··· Records for processing

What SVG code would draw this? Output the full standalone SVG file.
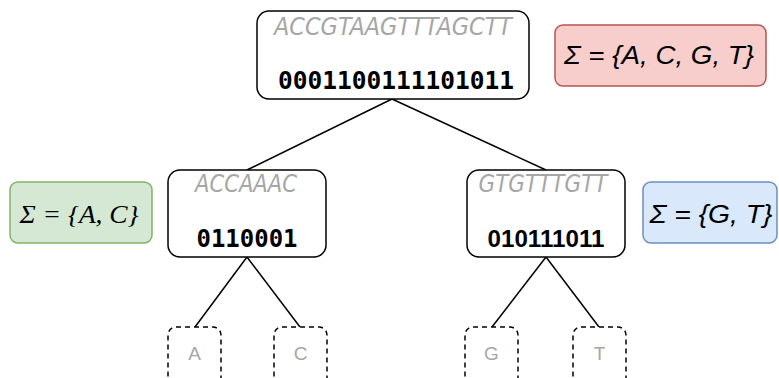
<svg xmlns="http://www.w3.org/2000/svg" width="779" height="378" viewBox="0 0 779 378">
<style>
.node{fill:#fff;stroke:#000;stroke-width:1.5}
.leaf{fill:#fff;stroke:#000;stroke-width:1.5;stroke-dasharray:5 4}
.seq{font-family:"DejaVu Sans",sans-serif;font-style:italic;font-size:24px;fill:#a6a6a6;text-anchor:middle}
.bits{font-family:"DejaVu Sans Mono",monospace;font-weight:bold;font-size:24px;fill:#000;text-anchor:middle}
.leaft{font-family:"Liberation Sans",Arial,sans-serif;font-size:19px;fill:#a6a6a6;text-anchor:middle}
.sig{font-style:italic;font-size:26px;fill:#000;text-anchor:middle}
.edge{stroke:#000;stroke-width:1.5;fill:none}
</style>
<rect width="779" height="378" fill="#fff"/>
<g id="connectors">
<line class="edge" x1="392" y1="99" x2="247" y2="170"/>
<line class="edge" x1="392" y1="99" x2="546" y2="170"/>
<line class="edge" x1="247" y1="257" x2="195" y2="327"/>
<line class="edge" x1="247" y1="257" x2="300" y2="327"/>
<line class="edge" x1="546" y1="257" x2="492" y2="327"/>
<line class="edge" x1="546" y1="257" x2="599" y2="327"/>
</g>
<g id="root">
<rect class="node" x="257" y="11" width="272" height="88" rx="12"/>
<text class="seq" x="393" y="35" textLength="238" lengthAdjust="spacingAndGlyphs">ACCGTAAGTTTAGCTT</text>
<text class="bits" x="396" y="89" textLength="236" lengthAdjust="spacingAndGlyphs">0001100111101011</text>
</g>
<g id="alphabet-root">
<rect x="555" y="25" width="211" height="61" rx="8" fill="#f8cecc" stroke="#b85450" stroke-width="1.5"/>
<text class="sig" x="659" y="64" font-family="Liberation Sans, Arial, sans-serif" textLength="190" lengthAdjust="spacingAndGlyphs">Σ = {A, C, G, T}</text>
</g>
<g id="left">
<rect class="node" x="168" y="170" width="158" height="87" rx="12"/>
<text class="seq" x="246" y="192" textLength="102" lengthAdjust="spacingAndGlyphs">ACCAAAC</text>
<text class="bits" x="247" y="247" textLength="101" lengthAdjust="spacingAndGlyphs">0110001</text>
</g>
<g id="alphabet-left">
<rect x="10" y="182" width="142" height="61" rx="8" fill="#d5e8d4" stroke="#82b366" stroke-width="1.5"/>
<text class="sig" x="79" y="223" font-family="Liberation Serif, Times New Roman, serif" font-size="27" textLength="119" lengthAdjust="spacingAndGlyphs">Σ = {A, C}</text>
</g>
<g id="right">
<rect class="node" x="467" y="170" width="158" height="87" rx="12"/>
<text class="seq" x="543" y="192" textLength="129" lengthAdjust="spacingAndGlyphs">GTGTTTGTT</text>
<text x="546" y="247" font-family="Liberation Sans, Arial, sans-serif" font-weight="bold" font-size="23" text-anchor="middle" textLength="117" lengthAdjust="spacingAndGlyphs">010111011</text>
</g>
<g id="alphabet-right">
<rect x="643" y="182" width="134" height="61" rx="8" fill="#dae8fc" stroke="#6c8ebf" stroke-width="1.5"/>
<text class="sig" x="711" y="223" font-family="Liberation Sans, Arial, sans-serif" textLength="123" lengthAdjust="spacingAndGlyphs">Σ = {G, T}</text>
</g>
<g id="leaf-A">
<rect class="leaf" x="168" y="327" width="53" height="80" rx="8"/>
<text class="leaft" x="194.5" y="360">A</text>
</g>
<g id="leaf-C">
<rect class="leaf" x="274" y="327" width="53" height="80" rx="8"/>
<text class="leaft" x="300.5" y="360">C</text>
</g>
<g id="leaf-G">
<rect class="leaf" x="465" y="327" width="53" height="80" rx="8"/>
<text class="leaft" x="491.5" y="360">G</text>
</g>
<g id="leaf-T">
<rect class="leaf" x="573" y="327" width="53" height="80" rx="8"/>
<text class="leaft" x="599.5" y="360">T</text>
</g>
</svg>
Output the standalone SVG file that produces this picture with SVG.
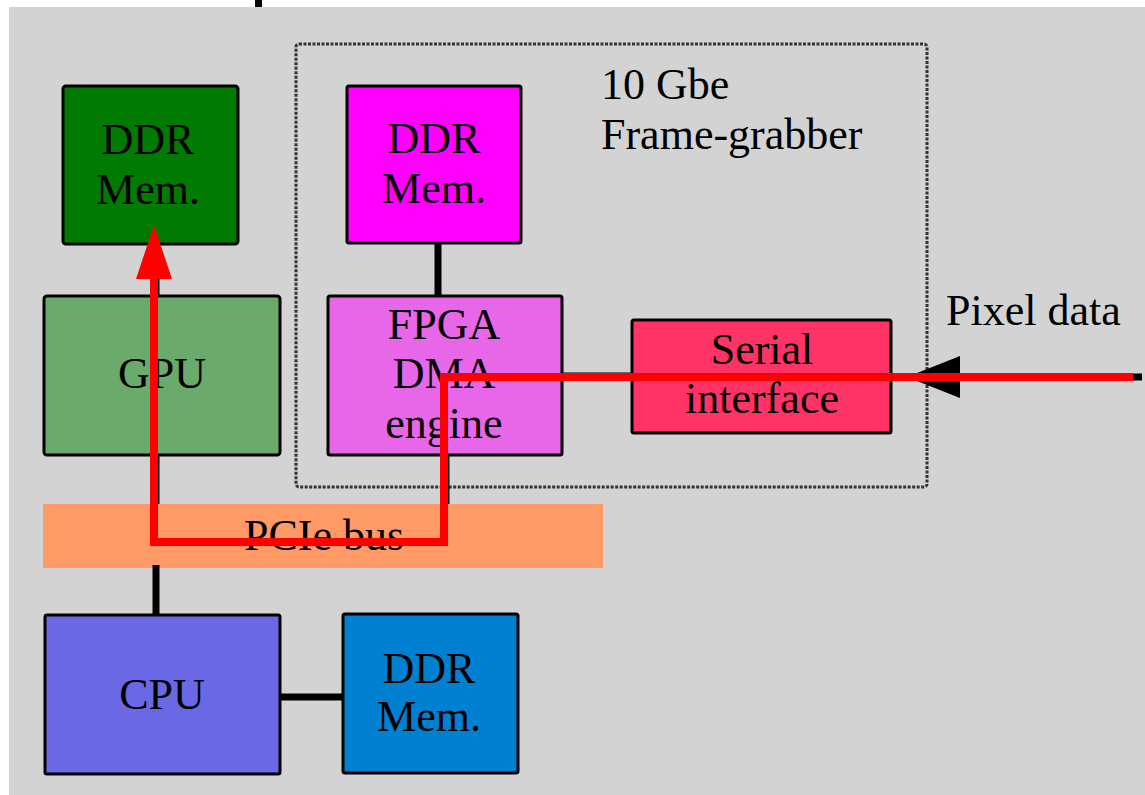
<svg xmlns="http://www.w3.org/2000/svg" width="1145" height="795" viewBox="0 0 1145 795">
<style>
.box{stroke:#000;stroke-width:3}
.t{font-family:"Liberation Serif","Times New Roman",serif;font-size:44px;fill:#000;text-anchor:middle}
.tl{font-family:"Liberation Serif","Times New Roman",serif;font-size:44px;fill:#000}
.conn{stroke:#000;stroke-width:7;fill:none}
.red{stroke:#ff0000;stroke-width:8;fill:none;stroke-linejoin:miter}
</style>
<rect x="0" y="0" width="1145" height="795" fill="#ffffff"/>
<rect x="9" y="7" width="1136" height="788" fill="#d3d3d3"/>
<rect x="255" y="0" width="7" height="7" fill="#000"/>
<rect id="frame" x="296" y="44" width="631" height="443" rx="3" fill="none" stroke="#333" stroke-width="3" stroke-dasharray="3,1.5"/>
<g id="pcie">
<rect x="43" y="504" width="560" height="64" fill="#ff9966"/>
<text class="t" x="324" y="550">PCIe bus</text>
</g>
<g id="connectors">
<line class="conn" x1="156" y1="244" x2="156" y2="296"/>
<line class="conn" x1="156" y1="455" x2="156" y2="504"/>
<line class="conn" x1="156" y1="565" x2="156" y2="615"/>
<line class="conn" x1="280" y1="697" x2="343" y2="697"/>
<line class="conn" x1="438" y1="243" x2="438" y2="296"/>
<line class="conn" x1="446" y1="455" x2="446" y2="504"/>
<line class="conn" x1="562" y1="376" x2="632" y2="376"/>
<line class="conn" x1="955" y1="377" x2="1142" y2="377"/>
<polygon points="907,377 960,356 960,398" fill="#000"/>
</g>
<g id="ddr-gpu">
<rect class="box" x="63" y="86" width="175" height="158" rx="3" fill="#007a00"/>
<text class="t" x="148" y="154">DDR</text>
<text class="t" x="148" y="204">Mem.</text>
</g>
<g id="gpu">
<rect class="box" x="44" y="296" width="236" height="159" rx="3" fill="#6aaa6a"/>
<text class="t" x="162" y="388">GPU</text>
</g>
<g id="ddr-fpga">
<rect class="box" x="347" y="86" width="174" height="157" rx="2" fill="#ff00ff"/>
<text class="t" x="434" y="153">DDR</text>
<text class="t" x="434" y="203">Mem.</text>
</g>
<g id="fpga">
<rect class="box" x="328" y="296" width="234" height="159" rx="2" fill="#e866e8"/>
<text class="t" x="444" y="339">FPGA</text>
<text class="t" x="444" y="388">DMA</text>
<text class="t" x="444" y="438">engine</text>
</g>
<g id="serial">
<rect class="box" x="632" y="320" width="259" height="113" rx="2" fill="#ff3366"/>
<text class="t" x="762" y="364">Serial</text>
<text class="t" x="762" y="413">interface</text>
</g>
<g id="cpu">
<rect class="box" x="45" y="615" width="235" height="159" rx="2" fill="#6b68e6"/>
<text class="t" x="162" y="709">CPU</text>
</g>
<g id="ddr-cpu">
<rect class="box" x="343" y="614" width="175" height="159" rx="2" fill="#0080d0"/>
<text class="t" x="429" y="683">DDR</text>
<text class="t" x="429" y="731">Mem.</text>
</g>
<text class="tl" x="601" y="99">10 Gbe</text>
<text class="tl" x="601" y="149">Frame-grabber</text>
<text class="tl" x="946" y="325">Pixel data</text>
<g id="dataflow">
<polyline class="red" points="1133,377 444,377 444,542 154,542 154,276"/>
<polygon points="154,225 136,279 172,279" fill="#ff0000"/>
</g>
</svg>
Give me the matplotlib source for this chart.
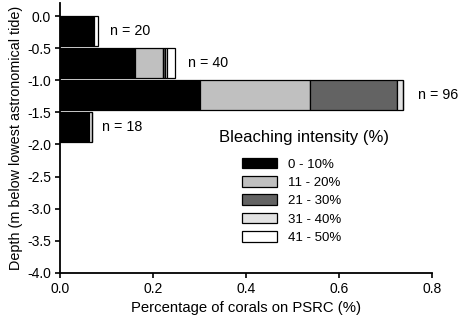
import numpy as np
import matplotlib
matplotlib.use("Agg")
import matplotlib.pyplot as plt

plt.rcParams['font.family'] = ['Liberation Sans', 'DejaVu Sans']

# depth bins (top edge of each bar, m below LAT)
depths = [0.0, -0.5, -1.0, -1.5]
counts = ["n = 20", "n = 40", "n = 96", "n = 18"]
classes = ["0 - 10%", "11 - 20%", "21 - 30%", "31 - 40%", "41 - 50%"]
colors = ["#000000", "#c0c0c0", "#636363", "#e2e2e2", "#ffffff"]

# proportion of corals in each bleaching class, per depth bin
p_0_10 = [0.073, 0.161, 0.301, 0.063]
p_11_20 = [0.0, 0.060, 0.237, 0.0]
p_21_30 = [0.0, 0.005, 0.186, 0.0]
p_31_40 = [0.0, 0.004, 0.014, 0.005]
p_41_50 = [0.008, 0.017, 0.0, 0.0]
series = [p_0_10, p_11_20, p_21_30, p_31_40, p_41_50]

fig, ax = plt.subplots(figsize=(4.59, 3.24), dpi=100)
fig.subplots_adjust(left=0.131, right=0.941, top=0.99, bottom=0.158)

left = np.zeros(len(depths))
for vals, col, lab in zip(series, colors, classes):
    ax.barh(depths, vals, height=-0.46, left=left, align='edge', color=col,
            edgecolor='black', linewidth=0.9, label=lab)
    left += np.array(vals)

# sample size labels
label_x = [0.107, 0.275, 0.77, 0.09]
for d, n, lx in zip(depths, counts, label_x):
    ax.text(lx, d - 0.23, n, va='center', ha='left', fontsize=10.3)

ax.set_xlim(0, 0.8)
ax.set_ylim(-4.0, 0.2)
ax.set_xticks([0.0, 0.2, 0.4, 0.6, 0.8])
ax.set_yticks(np.arange(-4.0, 0.01, 0.5))
ax.xaxis.set_major_formatter(matplotlib.ticker.FormatStrFormatter('%.1f'))
ax.yaxis.set_major_formatter(matplotlib.ticker.FormatStrFormatter('%.1f'))
ax.tick_params(labelsize=10, width=1.2, length=3.5, direction='out', pad=3)
for s in ['top', 'right']:
    ax.spines[s].set_visible(False)
for s in ['left', 'bottom']:
    ax.spines[s].set_linewidth(1.3)

ax.set_xlabel("Percentage of corals on PSRC (%)", fontsize=10.7, labelpad=4)
ax.set_ylabel("Depth (m below lowest astronomical tide)", fontsize=10.4, labelpad=3)

# legend title drawn on its own so its gap to the entries matches
ax.text(0.657, 0.502, "Bleaching intensity (%)", transform=ax.transAxes,
        ha='center', va='center', fontsize=12)
leg = ax.legend(frameon=False, fontsize=9.5, loc='upper left',
                bbox_to_anchor=(0.458, 0.471),
                handlelength=2.65, handleheight=0.85, handletextpad=0.8,
                labelspacing=0.42)

fig.savefig("out.png", dpi=100)
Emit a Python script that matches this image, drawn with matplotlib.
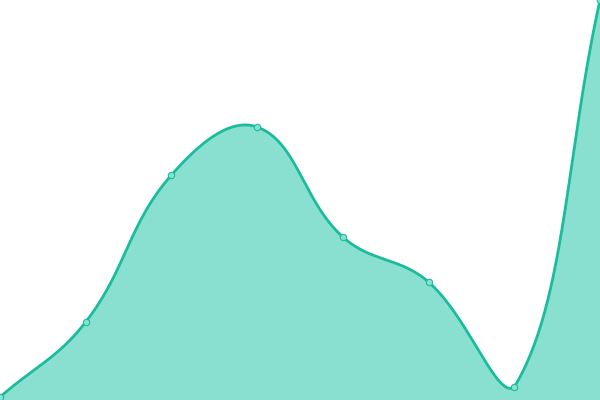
import numpy as np
import matplotlib
matplotlib.use("Agg")
import matplotlib.pyplot as plt

labels = ["1", "2", "3", "4", "5", "6", "7", "8"]
values = [3, 78, 225, 273, 163, 118, 13, 400]

line_color = "#1abc9c"
fill_color = "#8ae0d0"

W, H = 600, 400
fig = plt.figure(figsize=(6, 4), dpi=100)
ax = fig.add_axes([0, 0, 1, 1])
ax.set_xlim(0, len(labels) - 1)
ax.set_ylim(0, 400)
ax.axis("off")

# work in pixel space (chart.js-like spline, tension 0.4)
xs = np.arange(len(values)) * W / (len(values) - 1)
ys = np.array(values, dtype=float)
pts = np.column_stack([xs, ys])
n = len(pts)
t = 0.4
cp_prev = pts.copy()
cp_next = pts.copy()
for i in range(n):
    prev = pts[max(i - 1, 0)]
    cur = pts[i]
    nxt = pts[min(i + 1, n - 1)]
    d01 = np.hypot(*(cur - prev))
    d12 = np.hypot(*(nxt - cur))
    tot = d01 + d12
    s01 = d01 / tot if tot else 0
    s12 = d12 / tot if tot else 0
    cp_prev[i] = cur - t * s01 * (nxt - prev)
    cp_next[i] = cur + t * s12 * (nxt - prev)
cp_prev[:, 0] = np.clip(cp_prev[:, 0], 0, W)
cp_next[:, 0] = np.clip(cp_next[:, 0], 0, W)
cp_prev[:, 1] = np.clip(cp_prev[:, 1], 0, H)
cp_next[:, 1] = np.clip(cp_next[:, 1], 0, H)

tt = np.linspace(0, 1, 60)[:, None]
curve = []
for i in range(n - 1):
    p0, p1, p2, p3 = pts[i], cp_next[i], cp_prev[i + 1], pts[i + 1]
    seg = ((1 - tt) ** 3) * p0 + 3 * ((1 - tt) ** 2) * tt * p1 + 3 * (1 - tt) * tt ** 2 * p2 + tt ** 3 * p3
    curve.append(seg if i == 0 else seg[1:])
curve = np.vstack(curve)

cx = curve[:, 0] / W * (len(values) - 1)
cy = curve[:, 1]
ax.fill_between(cx, 0, cy, color=fill_color, linewidth=0)
ax.plot(cx, cy, color=line_color, linewidth=2.0, solid_capstyle="round")
ax.plot(np.arange(len(values)), values, linestyle="none", marker="o", markersize=4.6,
        markerfacecolor="#8ae0d0", markeredgecolor=line_color, markeredgewidth=0.8)

fig.savefig("out.png", dpi=100)
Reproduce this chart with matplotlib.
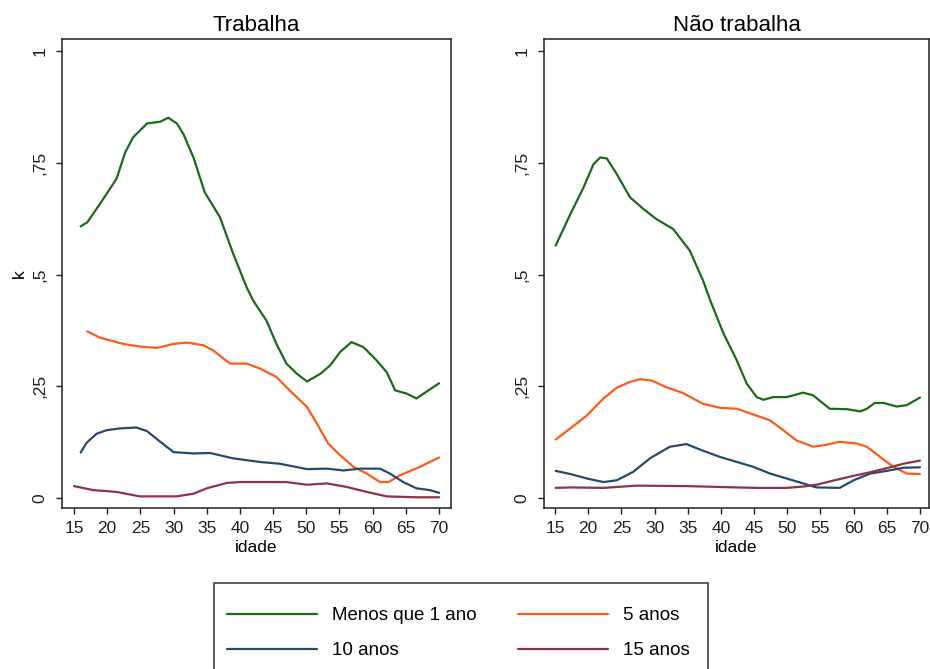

······

Problem description: Out of the records, collect only those lines that contain the string "matplotlib".

Task result:
Give me the matplotlib source for this chart.
import matplotlib
matplotlib.use("Agg")
import matplotlib.pyplot as plt
ax.xaxis.set_major_formatter(matplotlib.ticker.FormatStrFormatter('%.1f'))
ax.yaxis.set_major_formatter(matplotlib.ticker.FormatStrFormatter('%.1f'))
Emit a Python script that matches this image, drawn with matplotlib.
import matplotlib
matplotlib.use("Agg")
import matplotlib.pyplot as plt
Reproduce this chart with matplotlib.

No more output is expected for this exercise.